2) Opinion polls showing support for wind power might give different results, if respondents were asked if they were prepared to pay extra for their electricity.



One other issue that I find intensely irritating. The Telegraph, along with most papers I suspect, frequently gives space in its letters column to lobby groups, such as RenewableUK. I have never come across a lobby group yet that wants to give you the unvarnished truth. But that is what many readers will think they are getting, because they sound as if they are authoritative, and don’t realise all they are being fed is dishonest spin.

  1. November 6, 2016 3:17 pm

    “We are not asking for special treatment – just a chance to compete.” If a state subsidy is not special treatment, then I don’t know what is?

    • November 6, 2016 4:00 pm

      A chance to compete is a big part of the problem, wind and solar are like special-needs children that need their own exams and a pass mark of zero to compete. Wind is competing dispatchable power stations into bankruptcy, which it should not be allowed to do without guaranteeing that it will be windy on EVERY cold day.

      The renewables that will be key for many years to come are dispatchable ones like biomass and Combined Heat and Power, they have been steadily reducing metered demand, they had better all perform every cold working day in winter, otherwise lights will go out beyond industrial ones, hopefully starting in the constituency of the Energy Minister.

  2. November 6, 2016 4:07 pm

    When he wrote ‘Onshore wind is the cheapest form of new-build power generation available in Britain’ the words ‘apart from fuel burning power stations’ somehow got omitted.

    Still, anyone can make a mistake now and then 😉

  3. November 6, 2016 4:18 pm

    The wind industry consistently lies about the noise issue.

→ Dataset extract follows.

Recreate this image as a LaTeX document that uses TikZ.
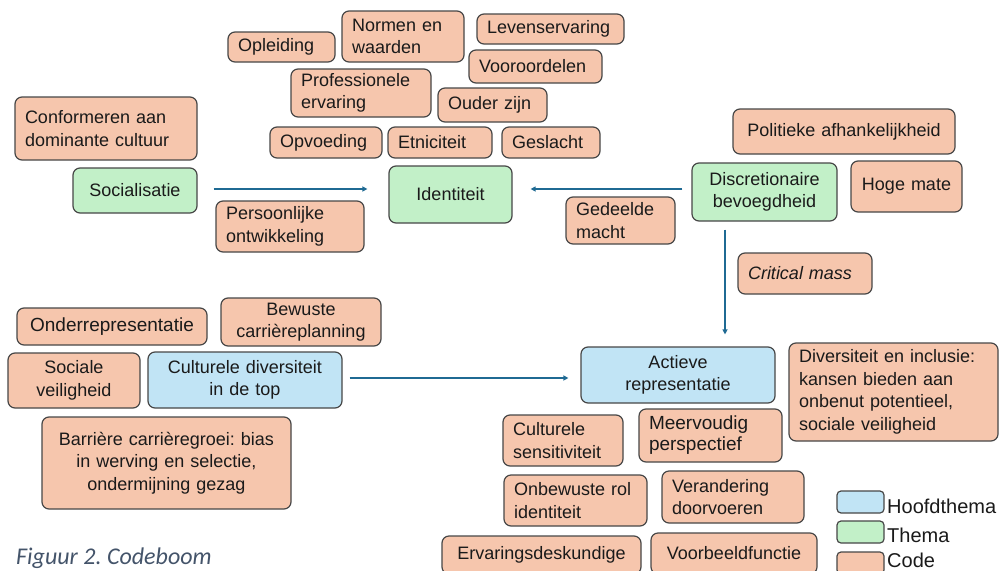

Not only do they lie, but they adjust the noise data to make it look like they meet their own noise limits specified in ETSU-R-97, which the wind industry wrote because it could not meet the noise limits in BS-4142. They also ignore low frequency noise and excess amplitude modulation, which cause sleep disturbance and ill health.

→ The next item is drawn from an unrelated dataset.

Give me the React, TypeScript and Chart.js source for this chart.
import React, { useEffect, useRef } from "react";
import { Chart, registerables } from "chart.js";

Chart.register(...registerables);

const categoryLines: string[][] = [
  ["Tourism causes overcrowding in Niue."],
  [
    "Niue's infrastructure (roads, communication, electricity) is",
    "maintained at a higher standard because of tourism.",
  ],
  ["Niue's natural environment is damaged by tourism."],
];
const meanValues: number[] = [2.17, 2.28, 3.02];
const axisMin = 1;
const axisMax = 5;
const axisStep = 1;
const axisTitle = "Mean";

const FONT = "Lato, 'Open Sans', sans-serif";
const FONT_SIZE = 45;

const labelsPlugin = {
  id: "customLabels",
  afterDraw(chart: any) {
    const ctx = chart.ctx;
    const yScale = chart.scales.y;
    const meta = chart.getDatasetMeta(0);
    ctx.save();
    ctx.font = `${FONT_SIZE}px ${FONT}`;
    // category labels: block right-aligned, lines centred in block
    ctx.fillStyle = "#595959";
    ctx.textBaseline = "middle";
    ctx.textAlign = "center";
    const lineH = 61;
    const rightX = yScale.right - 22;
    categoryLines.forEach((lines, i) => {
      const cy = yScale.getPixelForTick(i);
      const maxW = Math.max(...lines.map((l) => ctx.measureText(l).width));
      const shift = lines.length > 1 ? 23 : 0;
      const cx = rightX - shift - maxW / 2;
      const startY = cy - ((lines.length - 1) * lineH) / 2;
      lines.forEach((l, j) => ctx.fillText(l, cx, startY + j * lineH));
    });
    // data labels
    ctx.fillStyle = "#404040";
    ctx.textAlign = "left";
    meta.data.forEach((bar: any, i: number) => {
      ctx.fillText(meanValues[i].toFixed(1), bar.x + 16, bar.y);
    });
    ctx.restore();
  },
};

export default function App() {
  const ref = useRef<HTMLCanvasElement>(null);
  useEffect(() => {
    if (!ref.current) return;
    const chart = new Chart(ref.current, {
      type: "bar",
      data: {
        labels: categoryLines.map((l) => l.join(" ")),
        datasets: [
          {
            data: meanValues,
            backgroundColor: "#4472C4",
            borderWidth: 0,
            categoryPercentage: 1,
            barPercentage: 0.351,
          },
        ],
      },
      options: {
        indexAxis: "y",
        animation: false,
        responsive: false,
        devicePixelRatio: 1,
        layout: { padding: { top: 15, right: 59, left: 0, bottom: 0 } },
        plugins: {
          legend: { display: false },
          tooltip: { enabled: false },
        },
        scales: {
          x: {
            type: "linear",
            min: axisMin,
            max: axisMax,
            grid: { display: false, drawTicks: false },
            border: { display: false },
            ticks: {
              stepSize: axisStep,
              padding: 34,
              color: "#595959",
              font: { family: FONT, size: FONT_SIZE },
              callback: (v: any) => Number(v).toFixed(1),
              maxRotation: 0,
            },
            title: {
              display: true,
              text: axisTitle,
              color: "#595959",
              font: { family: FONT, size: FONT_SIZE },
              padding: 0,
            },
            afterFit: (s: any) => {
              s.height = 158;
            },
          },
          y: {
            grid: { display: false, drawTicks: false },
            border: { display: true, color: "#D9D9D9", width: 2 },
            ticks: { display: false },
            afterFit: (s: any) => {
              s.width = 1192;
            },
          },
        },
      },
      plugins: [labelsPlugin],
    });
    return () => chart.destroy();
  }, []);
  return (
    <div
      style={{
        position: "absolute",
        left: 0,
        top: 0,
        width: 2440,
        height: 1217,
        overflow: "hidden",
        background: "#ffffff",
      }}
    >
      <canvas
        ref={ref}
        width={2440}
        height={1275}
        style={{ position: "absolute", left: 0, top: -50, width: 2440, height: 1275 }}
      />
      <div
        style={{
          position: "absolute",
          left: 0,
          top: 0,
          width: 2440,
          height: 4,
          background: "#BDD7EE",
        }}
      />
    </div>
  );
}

    The wind industry and its accousticians are serial liars and fraudsters.

  4. Roy Hartwell permalink
    November 6, 2016 4:52 pm

    The temperature outside is dropping towards zero again, the light is fading and guess what……..not a breath of wind !! Here’s to 2030 when we won’t have gas for our central heating or cooking and relying on renewable electricity. Start buying shares in Undertaker’s firms they’ll be soaring !!

  5. AZ1971 permalink
    November 6, 2016 5:19 pm

    Installed capacity is a far cry from output. Assuming the industry standard average of ~33% rated capacity, that 748 MW field will generate just 247 MW; assuming a high average for the UK of ~44% rated capacity, that works out to 329 MW.

    A 748 MW nat gas fired power plant, on the contrary, will output nearly the full 748 MW.

    • November 6, 2016 5:33 pm

      The actual UK wind capacity factor is 28% not 33. The US 10 year wind capacity factor is 31% thanks to fairly unique circumstances in certain places like north Texas and Iowa.

      • November 6, 2016 7:06 pm

        That’s about right for onshore. Offshore gets close to 40%

    • AndyG55 permalink
      November 6, 2016 7:18 pm

      The so-called capacity should be the amount that they can GUARANTEEE to deliver 95% of the time.

      I did a calculation once, and came up with something like 3 – 5% of nameplate.

      • November 6, 2016 10:52 pm

        The old CEGB used to apply a massive (often excessive) penalty to unreliable generators, as they caused massive problems to the grid: we are now rewarding unreliability and punishing reliable generators.

        It is very difficult to put a true cost to the unreliability because it is not just fuel costs that are incurred.

  6. RAH permalink
    November 6, 2016 5:26 pm

    “dishonest spin”. Would that be lies?

    • tom0mason permalink
      November 7, 2016 7:26 pm

      “dishonest spin” is the Civil Service’s measure of generated verisimilitude obtained from well constructed but entirely fatuous sophistry.

  7. Bruce of Newcastle permalink
    November 6, 2016 7:49 pm

    “We are not asking for special treatment”

    Good. When petroleum companies kill birds they get fined. The fines vary but £1,000 per bird would be reasonably typical.

    I hope McNeal will welcome this fair application of the law.

  8. November 6, 2016 7:49 pm

    For meeting peak demand on cold winter evenings the current GB wind capacity is already achieving most of what is possible without stupidly large multipliers. The existing capacity will reduce cold windy demand peaks to below the level of cold calm ones, the latter it cannot touch, so in effect wind is already stuck at its maximum value in terms of meeting peak demand. Not far off being able to provide all the gory details …

  9. Derek Buxton permalink
    November 7, 2016 11:49 am

    These people are a complete disgrace in this so called civilised world, but by acting daft, they get all the attention. Maybe it has to do with the low intelligence levels in Parliament!

  10. Gerry, England permalink
    November 7, 2016 1:56 pm

    The masses probably look upon RenewableUK as having prestige and wouldn’t stoop to lying and cheating.

    Peer review? Well I think all here know what that really means.

    As I pointed out before, make all windmill operators provide the back up as part of their operation.

  11. tom0mason permalink
    November 7, 2016 7:13 pm

    To the editor The Tory Dailygraph —
    I note with dismay you have allowed Hugh McNeal post a letter in your publication saying that windfarms are not a health hazard.

    Please be aware Hugh McNeal is only in it for the money.

  12. Mick J permalink
    November 8, 2016 1:20 pm

    There is a review at NoTricksZone of a presentation given in Germany regarding the health impacts of wind turbines. The review mentions that studies form the basis for the presentation. Maybe of interest.